Leicht wird es nicht, in den kommenden zwanzig Jahren einen Konsens für einen neuen Standort zu finden. In der Zwischenzeit lagert der radioaktive Müll in sogenannten Zwischenlagern. Er wird beschützt von hohen Mauern, Sicherheitspersonal und Stacheldraht. Bisher wird der Abfall in Gorleben, Ahaus und in Lagern in Jülich und Lubmin zwischengelagert. Schon seit sieben Jahren gab es in Gorleben keine Erkundungsarbeiten mehr, da 2013 das Endlagersuchgesetz verabschiedet wurde. Schon seit 2011 werden dort keine neuen Ladungen Atommüll mehr nach Gorleben gefahren. Auch die in der Presse durch die Protestbewegung bekannt gewordenen „Castor-Transporte“ nach Gorleben wurden inzwischen eingestellt. Zudem lief die Wiederaufarbeitung von Brennelementen im Ausland 2005 aus. Der Bundestag beschloss das Standortauswahlgesetz bereits am 28. Juni 2013. 

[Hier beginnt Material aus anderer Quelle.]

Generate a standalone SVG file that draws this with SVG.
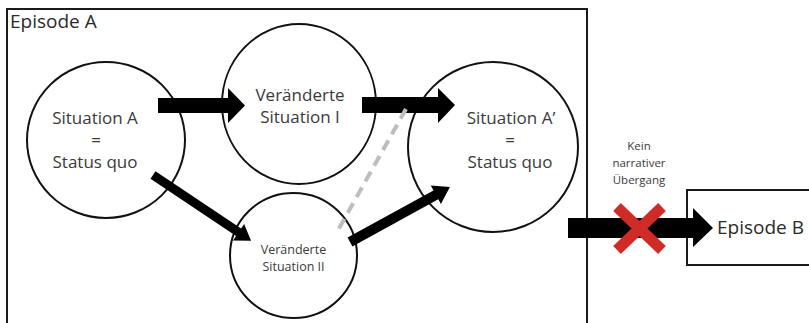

Schon in zwei Jahren werden die letzten deutschen Atomkraftwerke abgeschaltet. Hintergrund der Entscheidung: die Explosion des Reaktors in Japan, Fukushima im Jahr 2011 führte dazu, dass Angela Merkel sofort acht von 16 Atomkraftwerken abschalten ließ. Zudem wurde der Atomausstieg für das Jahr 2022 beschlossen. Das ist überschaubar – im Gegensatz zu Zeitspannen für Halbwertzeiten wie Uran, welche viereinhalb Milliarden Jahre beträgt.

Gibt es noch Menschen in viereinhalb Milliarden Jahren auf der Erde? Ihren Atommüll jedenfalls schon.